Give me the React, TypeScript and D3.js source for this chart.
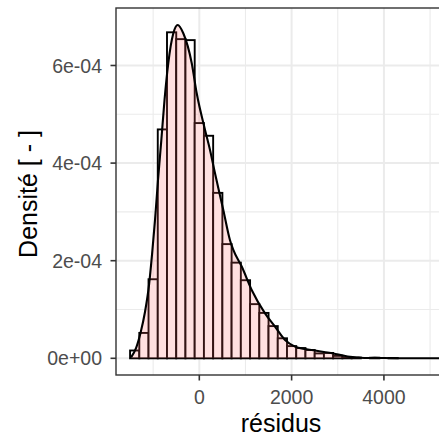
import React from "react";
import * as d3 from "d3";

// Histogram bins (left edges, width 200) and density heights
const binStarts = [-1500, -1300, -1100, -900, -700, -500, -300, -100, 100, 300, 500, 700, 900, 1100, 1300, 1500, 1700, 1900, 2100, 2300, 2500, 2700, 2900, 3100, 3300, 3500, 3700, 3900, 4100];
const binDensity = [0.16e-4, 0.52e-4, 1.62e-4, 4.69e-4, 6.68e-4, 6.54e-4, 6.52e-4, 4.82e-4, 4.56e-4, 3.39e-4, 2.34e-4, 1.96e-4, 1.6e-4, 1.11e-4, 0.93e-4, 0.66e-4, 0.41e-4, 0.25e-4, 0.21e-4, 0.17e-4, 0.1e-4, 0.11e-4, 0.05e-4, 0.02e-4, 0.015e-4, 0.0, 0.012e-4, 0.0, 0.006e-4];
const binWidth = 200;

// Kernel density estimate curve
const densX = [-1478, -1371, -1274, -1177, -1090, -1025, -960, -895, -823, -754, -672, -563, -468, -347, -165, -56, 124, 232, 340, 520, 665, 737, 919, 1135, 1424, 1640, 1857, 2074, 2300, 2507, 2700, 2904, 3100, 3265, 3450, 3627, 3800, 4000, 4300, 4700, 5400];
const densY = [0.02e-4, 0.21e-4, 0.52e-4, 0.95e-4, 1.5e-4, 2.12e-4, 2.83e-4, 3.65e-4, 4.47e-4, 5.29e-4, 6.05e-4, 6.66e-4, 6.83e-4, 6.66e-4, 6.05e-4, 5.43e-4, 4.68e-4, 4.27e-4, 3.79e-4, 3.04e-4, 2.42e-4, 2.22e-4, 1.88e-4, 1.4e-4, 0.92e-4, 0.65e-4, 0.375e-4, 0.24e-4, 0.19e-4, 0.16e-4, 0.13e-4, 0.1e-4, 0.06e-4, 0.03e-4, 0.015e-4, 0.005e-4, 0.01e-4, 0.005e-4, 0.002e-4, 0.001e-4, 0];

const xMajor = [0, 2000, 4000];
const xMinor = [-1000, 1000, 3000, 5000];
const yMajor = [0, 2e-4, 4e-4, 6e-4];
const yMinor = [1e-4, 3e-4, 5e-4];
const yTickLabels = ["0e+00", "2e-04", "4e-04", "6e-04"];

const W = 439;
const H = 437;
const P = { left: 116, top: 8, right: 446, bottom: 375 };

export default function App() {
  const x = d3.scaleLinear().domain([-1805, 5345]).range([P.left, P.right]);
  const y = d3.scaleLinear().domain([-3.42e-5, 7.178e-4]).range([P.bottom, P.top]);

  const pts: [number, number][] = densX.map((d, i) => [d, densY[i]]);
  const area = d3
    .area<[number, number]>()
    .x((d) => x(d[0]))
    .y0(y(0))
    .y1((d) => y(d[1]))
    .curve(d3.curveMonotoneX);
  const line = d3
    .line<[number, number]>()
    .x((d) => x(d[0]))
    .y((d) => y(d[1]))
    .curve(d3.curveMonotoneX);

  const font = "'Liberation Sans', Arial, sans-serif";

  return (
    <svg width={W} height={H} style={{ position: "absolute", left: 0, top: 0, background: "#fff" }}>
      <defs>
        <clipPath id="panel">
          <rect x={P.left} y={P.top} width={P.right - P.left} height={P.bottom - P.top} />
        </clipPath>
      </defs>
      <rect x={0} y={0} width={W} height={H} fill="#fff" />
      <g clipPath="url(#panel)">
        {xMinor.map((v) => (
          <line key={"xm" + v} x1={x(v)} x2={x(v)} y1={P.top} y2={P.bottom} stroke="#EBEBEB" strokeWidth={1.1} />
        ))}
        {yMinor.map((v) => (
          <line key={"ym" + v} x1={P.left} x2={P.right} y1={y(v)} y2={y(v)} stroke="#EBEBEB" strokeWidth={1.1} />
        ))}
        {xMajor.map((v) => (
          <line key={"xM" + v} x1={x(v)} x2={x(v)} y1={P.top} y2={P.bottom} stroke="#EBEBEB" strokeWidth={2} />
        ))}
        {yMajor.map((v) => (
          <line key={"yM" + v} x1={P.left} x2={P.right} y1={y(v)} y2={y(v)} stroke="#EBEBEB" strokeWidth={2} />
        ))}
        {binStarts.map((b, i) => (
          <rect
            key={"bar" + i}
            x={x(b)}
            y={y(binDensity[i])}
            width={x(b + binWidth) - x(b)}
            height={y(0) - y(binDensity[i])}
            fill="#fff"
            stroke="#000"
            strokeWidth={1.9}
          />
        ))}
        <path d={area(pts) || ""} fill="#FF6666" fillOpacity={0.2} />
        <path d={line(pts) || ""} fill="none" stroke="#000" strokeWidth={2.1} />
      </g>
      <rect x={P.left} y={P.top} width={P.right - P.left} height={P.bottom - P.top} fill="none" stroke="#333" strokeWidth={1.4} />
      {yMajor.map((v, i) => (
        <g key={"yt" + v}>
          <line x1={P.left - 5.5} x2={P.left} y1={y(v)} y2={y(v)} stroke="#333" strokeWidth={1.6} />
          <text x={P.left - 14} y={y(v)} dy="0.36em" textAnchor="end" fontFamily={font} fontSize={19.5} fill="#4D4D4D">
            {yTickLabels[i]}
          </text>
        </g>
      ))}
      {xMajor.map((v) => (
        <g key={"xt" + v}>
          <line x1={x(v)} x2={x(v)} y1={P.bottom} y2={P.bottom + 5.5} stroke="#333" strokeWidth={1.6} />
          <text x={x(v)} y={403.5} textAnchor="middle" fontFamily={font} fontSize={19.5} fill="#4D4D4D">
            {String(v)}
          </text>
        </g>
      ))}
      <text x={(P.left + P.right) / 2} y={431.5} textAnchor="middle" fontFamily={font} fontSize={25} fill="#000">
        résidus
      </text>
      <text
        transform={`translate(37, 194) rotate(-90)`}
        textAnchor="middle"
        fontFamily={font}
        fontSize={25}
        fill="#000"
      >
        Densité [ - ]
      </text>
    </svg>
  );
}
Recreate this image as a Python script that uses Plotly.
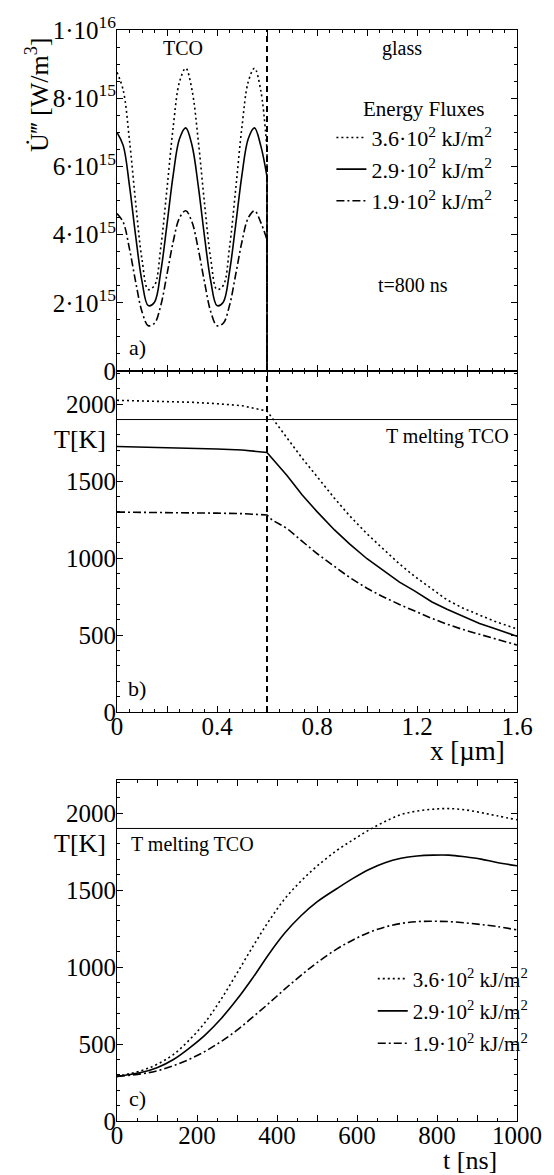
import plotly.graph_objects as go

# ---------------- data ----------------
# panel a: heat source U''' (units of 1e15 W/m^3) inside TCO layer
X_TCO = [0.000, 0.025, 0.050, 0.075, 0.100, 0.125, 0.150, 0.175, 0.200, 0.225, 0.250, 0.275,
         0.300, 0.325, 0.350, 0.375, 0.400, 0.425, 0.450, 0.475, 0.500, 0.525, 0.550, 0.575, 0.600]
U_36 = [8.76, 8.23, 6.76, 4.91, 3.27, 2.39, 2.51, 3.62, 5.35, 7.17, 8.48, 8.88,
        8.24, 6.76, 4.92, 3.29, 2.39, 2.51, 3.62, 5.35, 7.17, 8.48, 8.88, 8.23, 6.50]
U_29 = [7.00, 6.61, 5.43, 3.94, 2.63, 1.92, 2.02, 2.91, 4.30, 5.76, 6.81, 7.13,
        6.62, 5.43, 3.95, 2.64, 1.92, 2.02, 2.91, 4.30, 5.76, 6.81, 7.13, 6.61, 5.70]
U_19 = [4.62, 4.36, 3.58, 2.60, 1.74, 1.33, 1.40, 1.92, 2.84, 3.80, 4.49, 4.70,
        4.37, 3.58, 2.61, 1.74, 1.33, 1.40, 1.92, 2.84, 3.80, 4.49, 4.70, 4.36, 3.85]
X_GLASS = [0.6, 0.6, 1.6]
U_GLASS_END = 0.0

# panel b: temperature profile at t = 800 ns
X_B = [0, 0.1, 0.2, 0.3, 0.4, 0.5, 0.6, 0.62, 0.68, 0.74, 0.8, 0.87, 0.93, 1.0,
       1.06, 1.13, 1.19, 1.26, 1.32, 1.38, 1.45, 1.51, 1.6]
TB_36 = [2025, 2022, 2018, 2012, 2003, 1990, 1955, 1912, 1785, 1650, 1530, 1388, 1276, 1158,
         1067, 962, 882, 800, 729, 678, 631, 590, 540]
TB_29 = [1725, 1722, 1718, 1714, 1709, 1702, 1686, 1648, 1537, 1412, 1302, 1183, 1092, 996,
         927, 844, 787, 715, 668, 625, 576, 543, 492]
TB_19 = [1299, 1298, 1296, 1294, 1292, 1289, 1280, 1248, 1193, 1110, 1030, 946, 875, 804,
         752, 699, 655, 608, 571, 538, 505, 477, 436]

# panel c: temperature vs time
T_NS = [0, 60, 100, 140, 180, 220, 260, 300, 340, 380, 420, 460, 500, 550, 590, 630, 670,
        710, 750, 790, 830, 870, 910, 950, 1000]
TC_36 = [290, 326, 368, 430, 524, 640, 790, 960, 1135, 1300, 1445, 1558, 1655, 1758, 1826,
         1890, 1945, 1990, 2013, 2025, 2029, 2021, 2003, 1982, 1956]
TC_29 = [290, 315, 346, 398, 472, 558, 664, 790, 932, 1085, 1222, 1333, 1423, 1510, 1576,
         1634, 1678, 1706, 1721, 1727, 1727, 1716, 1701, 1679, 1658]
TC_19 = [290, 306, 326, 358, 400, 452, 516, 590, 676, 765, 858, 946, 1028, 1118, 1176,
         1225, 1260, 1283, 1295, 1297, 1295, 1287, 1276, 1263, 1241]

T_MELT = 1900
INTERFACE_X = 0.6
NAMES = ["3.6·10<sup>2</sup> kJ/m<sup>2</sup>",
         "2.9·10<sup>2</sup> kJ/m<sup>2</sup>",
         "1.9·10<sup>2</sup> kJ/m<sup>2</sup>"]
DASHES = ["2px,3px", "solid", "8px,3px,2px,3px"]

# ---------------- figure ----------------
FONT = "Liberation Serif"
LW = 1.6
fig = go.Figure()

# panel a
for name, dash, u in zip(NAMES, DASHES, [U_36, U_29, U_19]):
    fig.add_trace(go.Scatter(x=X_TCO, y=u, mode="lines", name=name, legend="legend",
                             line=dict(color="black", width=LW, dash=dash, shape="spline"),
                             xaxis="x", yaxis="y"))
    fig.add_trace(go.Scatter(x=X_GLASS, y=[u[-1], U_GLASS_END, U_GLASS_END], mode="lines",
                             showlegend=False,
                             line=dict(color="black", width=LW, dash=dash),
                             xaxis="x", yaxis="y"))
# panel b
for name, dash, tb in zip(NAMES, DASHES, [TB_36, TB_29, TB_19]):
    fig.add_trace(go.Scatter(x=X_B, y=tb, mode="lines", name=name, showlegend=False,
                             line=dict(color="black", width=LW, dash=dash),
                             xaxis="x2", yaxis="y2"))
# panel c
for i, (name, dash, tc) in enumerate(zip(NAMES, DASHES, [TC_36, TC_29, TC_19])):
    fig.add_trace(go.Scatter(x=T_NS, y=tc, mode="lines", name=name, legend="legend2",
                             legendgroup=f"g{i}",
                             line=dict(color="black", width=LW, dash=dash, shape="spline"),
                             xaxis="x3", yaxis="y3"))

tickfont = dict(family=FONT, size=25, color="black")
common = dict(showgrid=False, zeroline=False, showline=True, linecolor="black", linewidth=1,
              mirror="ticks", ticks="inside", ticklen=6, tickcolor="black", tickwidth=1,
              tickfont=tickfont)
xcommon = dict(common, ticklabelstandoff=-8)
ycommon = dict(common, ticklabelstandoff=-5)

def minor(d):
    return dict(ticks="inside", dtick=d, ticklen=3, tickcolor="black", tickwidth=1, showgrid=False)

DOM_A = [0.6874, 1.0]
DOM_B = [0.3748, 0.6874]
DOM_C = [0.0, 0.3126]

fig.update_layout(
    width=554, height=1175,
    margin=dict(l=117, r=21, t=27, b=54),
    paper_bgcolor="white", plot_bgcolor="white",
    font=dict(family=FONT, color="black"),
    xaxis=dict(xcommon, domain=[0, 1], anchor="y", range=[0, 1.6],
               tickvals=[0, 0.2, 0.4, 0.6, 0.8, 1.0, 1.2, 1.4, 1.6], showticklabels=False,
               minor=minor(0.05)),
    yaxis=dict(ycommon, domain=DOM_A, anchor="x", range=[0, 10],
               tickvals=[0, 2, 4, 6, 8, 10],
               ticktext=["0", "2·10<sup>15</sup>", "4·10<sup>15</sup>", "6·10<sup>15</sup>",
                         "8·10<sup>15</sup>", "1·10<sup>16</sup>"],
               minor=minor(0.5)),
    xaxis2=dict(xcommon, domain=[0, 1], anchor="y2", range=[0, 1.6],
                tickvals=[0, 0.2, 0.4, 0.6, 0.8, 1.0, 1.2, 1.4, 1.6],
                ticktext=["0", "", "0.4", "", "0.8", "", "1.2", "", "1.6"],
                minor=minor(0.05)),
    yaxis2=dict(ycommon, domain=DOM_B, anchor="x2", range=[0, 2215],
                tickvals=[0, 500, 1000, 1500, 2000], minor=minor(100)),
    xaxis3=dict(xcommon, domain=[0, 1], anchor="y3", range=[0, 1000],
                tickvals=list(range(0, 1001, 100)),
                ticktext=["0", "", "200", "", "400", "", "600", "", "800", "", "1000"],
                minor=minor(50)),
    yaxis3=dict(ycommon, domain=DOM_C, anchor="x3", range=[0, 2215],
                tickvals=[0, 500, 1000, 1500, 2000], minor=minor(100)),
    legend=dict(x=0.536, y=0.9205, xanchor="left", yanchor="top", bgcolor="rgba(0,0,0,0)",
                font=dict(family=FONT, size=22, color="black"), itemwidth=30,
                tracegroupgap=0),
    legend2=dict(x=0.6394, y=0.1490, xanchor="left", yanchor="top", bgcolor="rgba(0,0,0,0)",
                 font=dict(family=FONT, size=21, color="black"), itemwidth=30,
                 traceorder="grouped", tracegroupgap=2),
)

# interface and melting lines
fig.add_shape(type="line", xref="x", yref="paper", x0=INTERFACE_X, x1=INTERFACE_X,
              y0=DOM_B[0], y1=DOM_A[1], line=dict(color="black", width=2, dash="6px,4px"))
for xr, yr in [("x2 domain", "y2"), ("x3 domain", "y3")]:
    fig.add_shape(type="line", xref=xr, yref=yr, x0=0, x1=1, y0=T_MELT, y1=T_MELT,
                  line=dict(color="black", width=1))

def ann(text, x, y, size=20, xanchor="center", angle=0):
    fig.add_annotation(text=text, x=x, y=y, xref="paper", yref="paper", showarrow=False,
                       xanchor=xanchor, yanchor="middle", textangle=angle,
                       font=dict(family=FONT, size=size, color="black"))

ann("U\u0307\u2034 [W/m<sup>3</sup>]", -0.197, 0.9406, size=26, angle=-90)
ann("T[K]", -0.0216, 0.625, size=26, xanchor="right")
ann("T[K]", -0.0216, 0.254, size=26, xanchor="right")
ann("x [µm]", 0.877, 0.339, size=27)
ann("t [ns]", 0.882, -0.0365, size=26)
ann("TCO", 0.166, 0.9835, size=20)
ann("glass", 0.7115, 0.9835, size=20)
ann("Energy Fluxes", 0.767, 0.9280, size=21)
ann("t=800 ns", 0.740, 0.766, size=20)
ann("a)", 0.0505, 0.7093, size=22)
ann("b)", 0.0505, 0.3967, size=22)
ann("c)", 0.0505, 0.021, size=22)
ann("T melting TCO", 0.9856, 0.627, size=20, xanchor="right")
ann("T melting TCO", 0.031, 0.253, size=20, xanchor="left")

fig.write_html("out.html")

(Stated problem): Set the lines above down again, word for word, from the first through the one containing "const binWidth = 200;"; pictures excluded.

(Solution for this exercise):
Give me the React, TypeScript and D3.js source for this chart.
import React from "react";
import * as d3 from "d3";

// Histogram bins (left edges, width 200) and density heights
const binStarts = [-1500, -1300, -1100, -900, -700, -500, -300, -100, 100, 300, 500, 700, 900, 1100, 1300, 1500, 1700, 1900, 2100, 2300, 2500, 2700, 2900, 3100, 3300, 3500, 3700, 3900, 4100];
const binDensity = [0.16e-4, 0.52e-4, 1.62e-4, 4.69e-4, 6.68e-4, 6.54e-4, 6.52e-4, 4.82e-4, 4.56e-4, 3.39e-4, 2.34e-4, 1.96e-4, 1.6e-4, 1.11e-4, 0.93e-4, 0.66e-4, 0.41e-4, 0.25e-4, 0.21e-4, 0.17e-4, 0.1e-4, 0.11e-4, 0.05e-4, 0.02e-4, 0.015e-4, 0.0, 0.012e-4, 0.0, 0.006e-4];
const binWidth = 200;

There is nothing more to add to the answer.